People. Places. Things.

I’ve been angry today, tearful, deflated, calm and now tired but needing to write about this.

I’ve often bemoaned that social media makes people forget about boundaries and they remove them willy nilly and then complain when other people do it to them. This is the nature of life and it’s something nearly all of us have done; subtweets on Twitter, veiled comments on Facebook, mocking things people have posted on Facebook in the relative safety (we assume) of Twitter and, of course, some people troll.

I can be as rude as the next person. People think I’m lovely and very nice but I hate it when people ignore my boundaries and, as I‘m not very good at saying “Hey, back off buster!” I tend to feel my back against the wall and lash out. It always comes as a surprise, as much to me as the other person. Sometimes they’re totally unaware that they’ve crossed a boundary at all but then that’s them and the way they think not me. Generally though, if rudeness is a sin, then I’m going to hell in a hand basket.

The mute/unfollow/unfriend/block buttons are priceless and I do love that feeling of being able to cut somebody quickly and effectively out of my cyber life. As the target of a cyber stalker some years ago I had to wait while evidence was gathered before I could block them and perhaps I’m a little to ready to cut people out because of that experience but when it comes down to it it’s all about self-protection.

What I do find unforgiveable is the way organisations use social media as a way to put people (also known as customers/service users/taxpayer etc.) in their place. A friendly tone isn’t hard to affect and you don’t really have to mean it, nobody can see the face you pull when you’re pretending to be friendly to somebody irritating across cyber space – nobody can see and it’s harmless.

Two years ago I suggested that my local council use silent fireworks in their displays so that people still got to see something spectacular but local animals didn’t suffer. One of my cats hides under the bath and my newly arrived rescue dog barks when they hear fireworks. I’m not the only person who complains about fireworks but, for some reason the person running Twitter for the council that took my remark personally and did a soft block. A soft block is when you block someone and then unblock them so that they’re not following you. It’s a move that’s designed to irritate and it’s deliberately rude – a slap across the face in a way. The thing is that I wasn’t being sarcastic, there is such a thing as silent fireworks, there’s a company in my city that makes them and they are far more spectacular because the “bang” takes up quite a bit of space. Had they entered into meaningful tweets they would have found this out. I complained via their “Fair Comment” system and, needless to say, I’ve never heard any more of it.

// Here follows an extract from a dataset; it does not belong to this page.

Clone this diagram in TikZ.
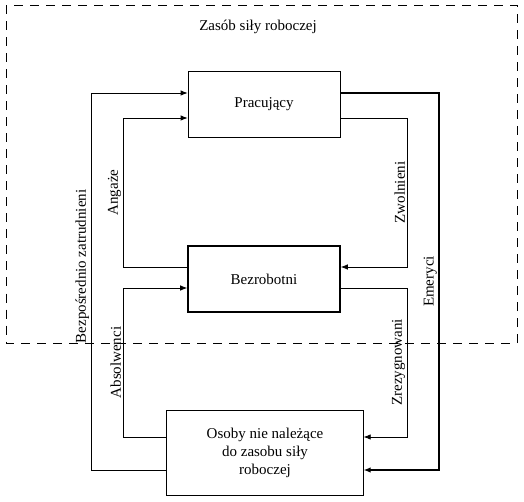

Today the people that made me so dismayed were the local police. I was intimidated and scared (I don’t scare easily) by a large group of street drinkers outside an off licence yesterday evening. The shop owner shouldn’t serve them when they stay outside as it’s in a no drinking zone but they do because they are motivated financially and community comes after profit. The group had a couple of dogs which they were having problem controlling and one of the dogs almost slipped the lead that one of the drunks was holding on to.

I rang the police and, after the initial disinterested response, I was put on hold. After 17 minutes of holding on I abandoned the call. The incident hasn’t been logged via their system so therefore, in their eyes at least, it didn’t happen. I have contacted a local police officer who will do nothing about it and doesn’t actually have to since it’s considered a raised concern and not a crime. So that street is a little less safe from now on and this community has been effectively told that they don’t count.

I tweeted the police and was the response was that they were sorry I was upset but they didn’t apologise for not answering the phone or doing anything to help make the area safer. They suggested that I log it on their website which goes to the beat manager who won’t do a lot about it (as above) and so nothing is done. When I pushed them they told me what constituted a 999 call and what the 101 (non emergency number) is for. So insult added to injury.

So, what has all this got to do with mental health?

When an individual is pissy it’s easy to argue back or hit the block button writing it off as one of life’s little blips as you go. A little rant about it and it’s forgotten before you have time to turn around three time but an organisation when you, as a tax payer or customer, pay the person who’s being rude? Much different.

If there was ever a way to tell somebody that you thought that they were unimportant and, in the case of our valiant police, a bit thick then doing it on social media is the place to make it sting the most. Fight back and you’re written off as little miss angry and, if you’re really unlucky, trolled by their supporters. If you don’t fight back nothing ever changes but fighting back takes time and energy I don’t have. So I’m writing a blog and it’s not going to change anything except the way I feel. Whilst the call centre operator is effectively doing a job that is a penis extension I’m not impotent and I refuse to be treated that way. I’m choosing not to fight because their organisation make it too hard for me but other people will fight back and other people will make changes.

A few years ago I would have got angry, complained, swore, been ignored and ended up manic and very ill. Today I’m letting it go. It’s said that you have no control over people, places and things so I’m not going to try but I’m not letting them control me either.